Hinson was assisted by Jennifer Martin, Nancy Logan, Barbara de Villiers, Sandy John and Joan Chapman.
The late Christina Angerman, co-founder of the Ashtabula County Barn Quilt Trail, piqued interest in a library barn quilt at least two years ago, says Susan Hill, the library’s executive director. Chris held a barn quilt workshop at the library and trained Friends of the Library members in taping and painting techniques.
“Chris trained not only our Friends with a workshop, we all did 2-by-2-foot panels, but also attended a meeting of the Steeple Stitchers quilting group at the First Congregational Church, which Venie attends,” Hill says.
When funding became available for a full-size barn quilt, Venie organized volunteers to assist with the project. Chris, who died while the barn quilt was being planned, provided input and advice right up until the last week of her life, Hill says.
“She was thrilled with the idea of the quilt in the Reading Garden of our library,” Hill says.
The artists adopted the techniques and paint specifications of the Barn Quilt Trail Steering Committee so the work would qualify for inclusion on the trail and last at least a decade.
The floral design is one of the most challenging to paint, and Venie Hinson developed some novel approaches to taping off the successive layers of color. For several weeks in May, volunteer artists visited the library almost daily to add another layer of paint to the quilt inside the masked-off areas.
The barn quilt was raised on June 11 after weeks of planning and research. Hill says the original plan was to secure the barn quilt to posts rather than the building.
“Mike Dzera, our problem-solving custodian, figured out how to attach the quilt without driving any holes through it,” Hill says. “He planned out the frame, how we would push it up against the wall in order to fasten it securely, how many people it would take to hold it, what adhesive would work best,” Hill says. “Fortunately, he has extensive experience and knew how to manage the brick surface.”
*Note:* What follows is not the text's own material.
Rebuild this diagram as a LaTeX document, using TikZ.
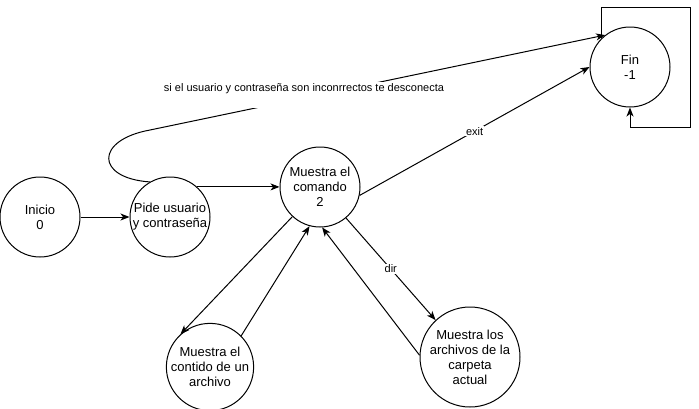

His crew consisted of Henri de Villiers, Dan and Pete Hill, Don Eyring, Joan Stiedl and Nancy Logan, Barbara de Villiers, Sandy John and Susan Hill.
The official dedication of the art was 6:30 p.m. Wednesday. Hill dedicated the quilt to the memory of Chris Angerman. The library plans to place a small plaque recognizing Chris next to the quilt.
The Reading Garden is open even when the library is closed. Hill says security cameras monitor and record activity in the garden.